Pastorally speaking, he said "it is urgent to highlight and recover" these aspects of the sacredness and mystery of the Eucharist in modern times.

Generally at papal Masses, those receiving Communion from the pope stand and the majority choose to receive on the tongue.

But starting with a May 22 Mass outside the Basilica of St. John Lateran, two ushers placed a kneeler in front of the altar and the chosen communicants all knelt and received on the tongue.

At a June 15 Mass in the southern Italian port city of Brindisi, the pope again distributed Communion to the faithful on the tongue while they were kneeling.

In the Vatican newspaper interview, Msgr. Marini was asked if this practice was destined to become the norm in all papal celebrations, and he replied, "I really think so." (Editor’s note: This is how Holy Communion was distributed by the Pope in Sydney, Australia, during World Youth Day.)
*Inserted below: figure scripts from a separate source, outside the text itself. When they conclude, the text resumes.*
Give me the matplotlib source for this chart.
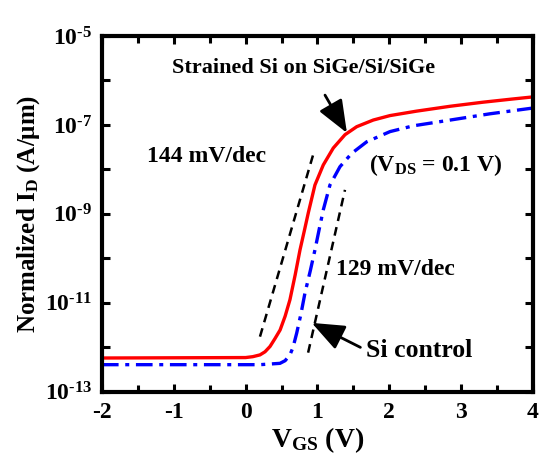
import matplotlib
matplotlib.use('Agg')
import matplotlib.pyplot as plt
import numpy as np
from matplotlib.ticker import MultipleLocator, LogLocator, FuncFormatter

plt.rcParams['font.family'] = 'Liberation Serif'
plt.rcParams['font.weight'] = 'bold'
plt.rcParams['mathtext.fontset'] = 'custom'
plt.rcParams['mathtext.rm'] = 'Liberation Serif:bold'
plt.rcParams['mathtext.it'] = 'Liberation Serif:bold'
plt.rcParams['mathtext.bf'] = 'Liberation Serif:bold'
plt.rcParams['mathtext.default'] = 'rm'

# Strained Si on SiGe/Si/SiGe (red), log10 of I_D
vgs_strained = [-2.0, 0.0, 0.10, 0.20, 0.27, 0.34, 0.41, 0.48, 0.55, 0.617, 0.69,
                0.757, 0.82, 0.872, 0.965, 1.081, 1.22, 1.383, 1.546, 1.777, 2.01,
                2.38, 2.85, 3.3, 3.7, 4.0]
logid_strained = [-12.24, -12.23, -12.21, -12.17, -12.10, -11.98, -11.80, -11.61,
                  -11.30, -10.93, -10.37, -9.81, -9.36, -8.98, -8.35, -7.90, -7.52,
                  -7.22, -7.04, -6.89, -6.79, -6.69, -6.58, -6.49, -6.42, -6.37]

# Si control (blue)
vgs_control = [-2.0, 0.2, 0.478, 0.55, 0.617, 0.66, 0.711, 0.77, 0.826, 0.9, 0.965,
               1.03, 1.081, 1.174, 1.313, 1.476, 1.685, 2.01, 2.334, 2.85, 3.4, 4.0]
logid_control = [-12.39, -12.39, -12.36, -12.30, -12.17, -12.0, -11.68, -11.25,
                 -10.78, -10.28, -9.81, -9.30, -8.91, -8.35, -7.94, -7.64, -7.38,
                 -7.15, -7.02, -6.89, -6.75, -6.62]

# subthreshold slope guide lines
slope_left_v = [0.20, 0.94]
slope_left_log = [-11.76, -7.67]
slope_right_v = [0.87, 1.383]
slope_right_log = [-12.12, -8.46]

fig = plt.figure(figsize=(5.45, 4.67), dpi=100)
ax = fig.add_axes([0.187, 0.161, 0.791, 0.762])

ax.semilogy(vgs_strained, np.power(10.0, logid_strained), color='#ff0000', lw=2.4)
ax.semilogy(vgs_control, np.power(10.0, logid_control), color='#0000ff', lw=2.4,
            dashes=(5, 2, 1.2, 2))
ax.semilogy(slope_left_v, np.power(10.0, slope_left_log), color='k', lw=1.8,
            dashes=(3.5, 2.5))
ax.semilogy(slope_right_v, np.power(10.0, slope_right_log), color='k', lw=1.8,
            dashes=(3.5, 2.5))

ax.set_xlim(-2, 4)
ax.set_ylim(1e-13, 1e-5)

ax.xaxis.set_major_locator(MultipleLocator(1))
ax.xaxis.set_minor_locator(MultipleLocator(0.5))
ax.yaxis.set_major_locator(LogLocator(base=10, numticks=20))
ax.yaxis.set_minor_locator(LogLocator(base=10, subs=(), numticks=20))


def ylab(val, pos):
    e = int(round(np.log10(val)))
    if e % 2 == 0:
        return ''
    return r'$10^{\text{-}%d}$' % abs(e)


ax.yaxis.set_major_formatter(FuncFormatter(ylab))
ax.xaxis.set_major_formatter(FuncFormatter(lambda v, p: '%d' % v))

ax.tick_params(which='both', direction='in', top=True, right=True, width=2.2,
               labelsize=17, pad=7)
ax.tick_params(which='major', length=6)
ax.tick_params(which='minor', length=5)
for s in ax.spines.values():
    s.set_linewidth(3)

ax.set_xlabel(r'V$_{GS}$ (V)', fontsize=20, fontweight='bold', labelpad=2)
ax.set_ylabel(r'Normalized I$_{D}$ (A/μm)', fontsize=18, fontweight='bold', labelpad=2)

ax.text(0.81, 10 ** -5.72, 'Strained Si on SiGe/Si/SiGe', fontsize=16,
        fontweight='bold', ha='center', va='center')
ax.text(-0.54, 10 ** -7.72, '144 mV/dec', fontsize=17, fontweight='bold',
        ha='center', va='center')
ax.text(2.64, 10 ** -7.9, r'(V$_{DS}$ = 0.1 V)', fontsize=17, fontweight='bold',
        ha='center', va='center')
ax.text(2.08, 10 ** -10.26, '129 mV/dec', fontsize=17, fontweight='bold',
        ha='center', va='center')

head = '-|>,head_length=0.5,head_width=0.2'
ax.annotate('', xy=(1.41, 10 ** -7.18), xytext=(1.105, 10 ** -6.33),
            arrowprops=dict(arrowstyle=head, color='k', lw=2, mutation_scale=40,
                            shrinkA=0, shrinkB=0))
ax.annotate('Si control', xy=(0.92, 10 ** -11.45), xytext=(2.41, 10 ** -12.06),
            fontsize=18.5, fontweight='bold', ha='center', va='center',
            arrowprops=dict(arrowstyle=head, color='k', lw=2, mutation_scale=40,
                            shrinkA=2, shrinkB=0, relpos=(0.0, 0.5)))

fig.savefig('out.png', dpi=100)
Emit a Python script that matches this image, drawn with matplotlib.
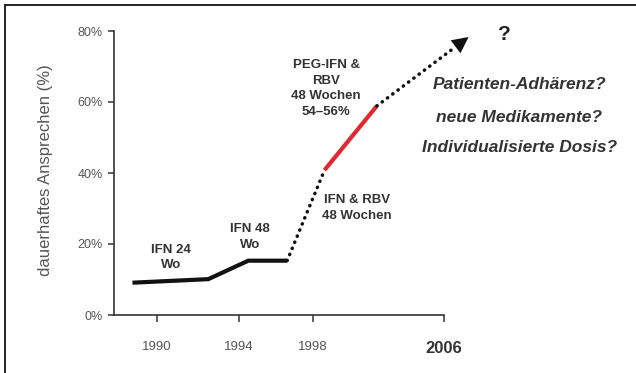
import numpy as np
import matplotlib
matplotlib.use("Agg")
import matplotlib.pyplot as plt
from matplotlib.lines import Line2D

plt.rcParams['font.family'] = ['Liberation Sans', 'DejaVu Sans']

# ---------------- data ----------------
tick_years = [1990, 1994, 1998, 2006]
tick_labels = ["1990", "1994", "1998", "2006"]
y_ticks = [0, 20, 40, 60, 80]
y_tick_labels = ["0%", "20%", "40%", "60%", "80%"]

ifn_years = [1988.8, 1992.5, 1994.5, 1996.6]
ifn_vals = [9.1, 10.1, 15.3, 15.3]

rbv_years = [1996.6, 1998.7]
rbv_vals = [15.3, 40.8]

peg_years = [1998.7, 2001.9]
peg_vals = [40.8, 58.9]

future_years = [2001.9, 2007.5]
future_vals = [58.9, 78.3]

questions = ["Patienten-Adhärenz?", "neue Medikamente?", "Individualisierte Dosis?"]

# ---------------- scale (schematic, piecewise time axis) ----------------
ky = np.array([1990.0, 1994.0, 1998.0, 2006.0])
kp = np.array([157.0, 239.0, 313.0, 444.0])


def _pw(x, a, b):
    x = np.asarray(x, float)
    y = np.interp(x, a, b)
    y = np.where(x < a[0], b[0] + (x - a[0]) * (b[1] - b[0]) / (a[1] - a[0]), y)
    y = np.where(x > a[-1], b[-1] + (x - a[-1]) * (b[-1] - b[-2]) / (a[-1] - a[-2]), y)
    return y


def fwd(x):
    return _pw(x, ky, kp)


def inv(p):
    return _pw(p, kp, ky)


W, H = 636, 373
fig = plt.figure(figsize=(W / 100, H / 100), dpi=100)
ax = fig.add_axes([114 / W, 1 - 315 / H, (444 - 114) / W, (315 - 31) / H])
ax.set_xscale('function', functions=(fwd, inv))
ax.set_xlim(1987.9, 2006)
ax.set_ylim(0, 80)

for s in ['top', 'right']:
    ax.spines[s].set_visible(False)
for s in ['left', 'bottom']:
    ax.spines[s].set_color('#333333')
    ax.spines[s].set_linewidth(1.2)

ax.set_xticks(tick_years)
ax.set_xticklabels(tick_labels)
ax.set_yticks(y_ticks)
ax.set_yticklabels(y_tick_labels)
ax.xaxis.set_minor_locator(matplotlib.ticker.NullLocator())
ax.tick_params(axis='x', direction='out', length=5, width=1.1, color='#333333',
               pad=14, labelsize=9.5, labelcolor='#555555')
ax.tick_params(axis='y', direction='out', length=4, width=1.1, color='#333333',
               pad=4, labelsize=9, labelcolor='#555555')
lbl = ax.get_xticklabels()[-1]
lbl.set_fontweight('bold')
lbl.set_fontsize(12)
lbl.set_color('#333333')

ax.set_ylabel("dauerhaftes Ansprechen (%)", fontsize=12, color='#555555')
ax.yaxis.set_label_coords(-0.185, 0.51)

# lines
ax.plot(ifn_years, ifn_vals, color='#111111', lw=3, solid_capstyle='butt',
        solid_joinstyle='miter', clip_on=False)
ax.plot(rbv_years, rbv_vals, color='#111111', lw=2.5, linestyle=(0, (0.1, 1.8)),
        dash_capstyle='round', clip_on=False)
ax.plot(peg_years, peg_vals, color='#e0282e', lw=3, solid_capstyle='butt', clip_on=False)
ax.plot(future_years[:1] + [future_years[0] + (future_years[1] - future_years[0]) * 0.85],
        future_vals[:1] + [future_vals[0] + (future_vals[1] - future_vals[0]) * 0.85],
        color='#111111', lw=2.5, linestyle=(0, (0.1, 1.8)),
        dash_capstyle='round', clip_on=False)
ax.annotate('', xy=(future_years[1], future_vals[1]),
            xytext=(future_years[0], future_vals[0]),
            arrowprops=dict(arrowstyle='-|>,head_length=0.9,head_width=0.45',
                            mutation_scale=13, color='#111111', lw=0,
                            shrinkA=0, shrinkB=0),
            annotation_clip=False)

# labels
lab = dict(ha='center', va='center', fontsize=9.5, fontweight='bold',
           color='#333333', linespacing=1.4)
ax.text(1990.7, 16.2, "IFN 24\nWo", **lab)
ax.text(1994.6, 22.0, "IFN 48\nWo", **lab)
ax.text(2000.7, 30.1, "IFN & RBV\n48 Wochen", **lab)
ax.text(1998.8, 63.8, "PEG-IFN &\nRBV\n48 Wochen\n54–56%", **lab)

ax.text(2009.7, 78.9, "?", ha='center', va='center', fontsize=15,
        fontweight='bold', color='#222222')
q_y = [65.0, 55.6, 47.3]
for t, yy in zip(questions, q_y):
    ax.text(2010.6, yy, t, ha='center', va='center', fontsize=12.5,
            fontweight='bold', fontstyle='italic', color='#333333')

# frame lines
fig.add_artist(Line2D([5 / W, 1], [1 - 5 / H, 1 - 5 / H], transform=fig.transFigure,
                      color='#222222', lw=1.4))
fig.add_artist(Line2D([5 / W, 5 / W], [0, 1 - 5 / H], transform=fig.transFigure,
                      color='#222222', lw=1.4))

fig.savefig("out.png", dpi=100)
He said "it is necessary not to forget that the distribution of Communion in the hand, from a juridical standpoint, remains up to now an indult," which is an exemption from a general requirement that is granted by the Vatican to the bishops’ conferences which have requested it. He said the pope’s adoption of the traditional practice of distributing Communion "aims to highlight the force of the valid norm for the whole church."

However, the pope’s preference for the traditional practice is not meant to "take anything away from the other" permissible form of standing or receiving the Eucharist in the hand, he said.